Opinião

No estilo dos flanelinhas

Editorial do Estadão
A disputa cada vez mais acirrada de trabalho em mercados saturados está levando algumas corporações profissionais a tomar iniciativas que agridem o bom senso. O exemplo mais recente desse tipo de conduta é a tentativa da seccional paulista da Ordem dos Advogados do Brasil (OAB) de restringir o direito à defesa gratuita da população pobre. Justificado em nome da "democratização do Judiciário", esse direito foi concebido com o objetivo de permitir o acesso dos segmentos mais desfavorecidos da sociedade aos tribunais.

Pelos critérios vigentes fixados pelo governo estadual, as pessoas com renda familiar mensal de até três salários mínimos (o equivalente a R$ 1.350) podem ser atendidas gratuitamente por um defensor público ou por um advogado pago pelos cofres públicos. Essa medida beneficia 1,8 milhão de pessoas por ano no Estado de São Paulo. A ideia da OAB-SP é reduzir para dois salários mínimos (R$ 900,00) o limite para a concessão da assistência jurídica gratuita. Se a proposta for acolhida, 270 mil pessoas deixarão de ser atendidas gratuitamente e terão de contratar advogados para defender seus interesses.

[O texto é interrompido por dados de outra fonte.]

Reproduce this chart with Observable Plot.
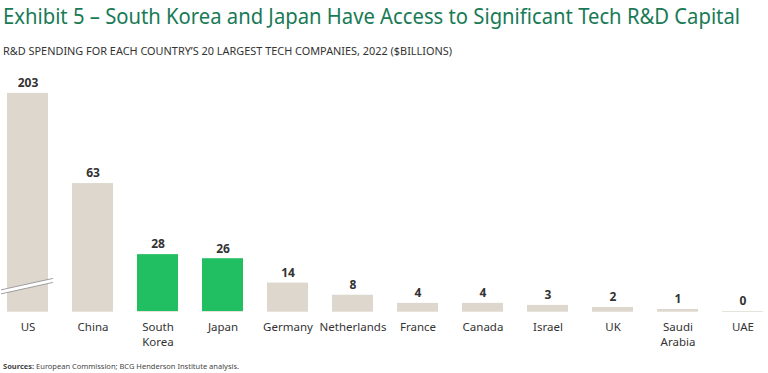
<!DOCTYPE html>
<html>
<head>
<meta charset="utf-8">
<script src="https://cdn.jsdelivr.net/npm/d3@7"></script>
<script src="https://cdn.jsdelivr.net/npm/@observablehq/plot@0.6"></script>
<style>
  html, body { margin: 0; padding: 0; background: #fff; }
  body { width: 768px; height: 373px; overflow: hidden; position: relative; font-family: "Noto Sans", sans-serif; }
  #title { position: absolute; left: 3px; top: 1px; font-family: "Noto Sans", sans-serif; font-size: 21px; color: #197a56; white-space: nowrap; line-height: 30px; transform-origin: 0 0; }
  #subtitle { position: absolute; left: 3px; top: 44px; font-size: 10.5px; color: #333; white-space: nowrap; line-height: 14px; transform-origin: 0 0; }
  #chart { position: absolute; left: 0; top: 62px; }
  #caption { position: absolute; left: 3px; top: 360px; font-size: 7.5px; color: #444; white-space: nowrap; line-height: 12px; }
</style>
</head>
<body>
<div id="title">Exhibit 5 – South Korea and Japan Have Access to Significant Tech R&amp;D Capital</div>
<div id="subtitle">R&amp;D SPENDING FOR EACH COUNTRY’S 20 LARGEST TECH COMPANIES, 2022 ($BILLIONS)</div>
<div id="chart"></div>
<div id="caption"><b>Sources:</b> European Commission; BCG Henderson Institute analysis.</div>
<script>
const countries = ["US", "China", "South Korea", "Japan", "Germany", "Netherlands", "France", "Canada", "Israel", "UK", "Saudi Arabia", "UAE"];
const tickLabels = ["US", "China", "South\nKorea", "Japan", "Germany", "Netherlands", "France", "Canada", "Israel", "UK", "Saudi\nArabia", "UAE"];
const spending = [203, 63, 28, 26, 14, 8, 4, 4, 3, 2, 1, 0];
const highlighted = ["South Korea", "Japan"];
const breakCap = 107.4;   // US bar is drawn truncated at this value (axis break)
const breakAt = 12.3;     // where the break marker sits on the US bar
const yMax = 117.7;

// fit header texts horizontally to the reference widths
function fitWidth(id, w) {
  const el = document.getElementById(id);
  const cur = el.getBoundingClientRect().width;
  el.style.transform = `scaleX(${w / cur})`;
}
fitWidth("title", 737);
fitWidth("subtitle", 449);

const data = countries.map((c, i) => ({
  country: c,
  label: tickLabels[i],
  value: spending[i],
  shown: Math.min(spending[i], breakCap),
  hi: highlighted.includes(c)
}));

const beige = "#ddd7cd";
const green = "#21bf61";

const breakMark = (index, scales, values, dimensions) => {
  const x = scales.x("US");
  const bw = scales.x.bandwidth();
  const cx = x + bw / 2;
  const cy = scales.y(breakAt);
  const x0 = x - 6, x1 = x + bw + 5;
  const slope = -0.22;
  const yAt = (xx) => cy + (xx - cx) * slope;
  const g = d3.create("svg:g");
  const gap = 4;
  g.append("polygon")
    .attr("points", [[x0, yAt(x0) - gap / 2], [x1, yAt(x1) - gap / 2], [x1, yAt(x1) + gap / 2], [x0, yAt(x0) + gap / 2]].map(p => p.join(",")).join(" "))
    .attr("fill", "#fff");
  for (const s of [-1, 1]) {
    g.append("line")
      .attr("x1", x0).attr("y1", yAt(x0) + s * gap / 2)
      .attr("x2", x1).attr("y2", yAt(x1) + s * gap / 2)
      .attr("stroke", "#8a8a8a").attr("stroke-width", 0.8);
  }
  return g.node();
};

const chart = Plot.plot({
  width: 768,
  height: 291,
  marginLeft: 5,
  marginRight: 3.5,
  marginTop: 10,
  marginBottom: 42,
  x: { domain: countries, paddingInner: 0.37, paddingOuter: 0, label: null, tickSize: 0, tickPadding: 8 },
  y: { domain: [0, yMax], axis: null },
  style: { fontFamily: "Noto Sans, sans-serif", color: "#333", background: "#fff" },
  marks: [
    Plot.tickY(data, { x: "country", y: 0, stroke: "#e6e2dc", strokeWidth: 1 }),
    Plot.barY(data, { x: "country", y: "shown", fill: d => d.hi ? green : beige }),
    breakMark,
    Plot.text(data, { x: "country", y: "shown", text: d => String(d.value), dy: -10, fontWeight: "bold", fontSize: 12, fill: "#333" }),
    Plot.axisX({ tickSize: 0, tickPadding: 8, fontSize: 11.5, tickFormat: (d) => tickLabels[countries.indexOf(d)], lineHeight: 1.35, fill: "#333" })
  ]
});
document.getElementById("chart").appendChild(chart);
</script>
</body>
</html>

Ao justificar a redução do teto para o atendimento jurídico gratuito à população pobre, a seccional paulista da OAB alega que, como em vários bairros da região metropolitana e em muitas cidades do interior quase todos os habitantes têm renda familiar inferior a três salários, não sobra trabalho para advogados particulares.

Embora tenha consagrado a defesa gratuita como direito fundamental, a Constituição de 88 não fixou teto salarial para o atendimento gratuito. A única lei que trata do tema, editada há quase 60 anos, limita-se a afirmar que a assistência gratuita será oferecida "a todo aquele cuja situação econômica não lhe permita pagar as custas do processo e os honorários de advogados, sem prejuízo do sustento próprio ou da família". No Estado de São Paulo, o teto de três salários mínimos está em vigor há duas décadas e foi regulamentado em 2008 pelo Conselho Superior da Defensoria Pública.

A seccional paulista da OAB quer que o órgão mude essa resolução. Esse não é o único ponto de atrito entre a corporação e a Defensoria Pública, que foi criada em 2006 pela Lei Complementar Estadual nº 988. Até então, a assistência jurídica gratuita à população pobre era prestada por uma das unidades da Procuradoria-Geral do Estado e por advogados particulares inscritos num convênio firmado pelo governo estadual com a OAB-SP. O convênio continua em vigor até hoje, mas a entidade se queixa de que a tabela de honorários está defasada. O governo alega que, se agora dispõe de um órgão público para executar esse serviço, com 400 profissionais concursados, não faz sentido gastar recursos escassos com os chamados advogados dativos. Segundo o governo, o convênio custa cerca de R$ 270 milhões por ano - um valor que poderia ser melhor aplicado na expansão da Defensoria Pública.

Não é difícil decidir quem está com a razão nesse embate. Pressionada por filiados desempregados, há muito tempo a OAB-SP vem defendendo medidas cartoriais que assegurem trabalho para eles. Em 2007, a entidade se opôs à sanção da lei que permite que divórcios, separações, inventários e partilhas, quando não há conflito entre as partes, sejam formalizados sem a presença de um juiz. O objetivo da lei foi facilitar a vida das partes e desafogar a Justiça. A obrigatoriedade de se pagar por serviços desnecessários sempre foi um dos expedientes a que a OAB recorreu para tentar ampliar o mercado profissional de seus filiados.

Atualmente, há cerca de 520 mil bacharéis exercendo a profissão no País. Como é um número muito alto, não há trabalho para todos. Restringir a assistência jurídica gratuita e burocratizar a vida social e econômica, mediante a exigência da intermediação de advogados em atos corriqueiros, é uma forma de garantir renda a um grande número de bacharéis.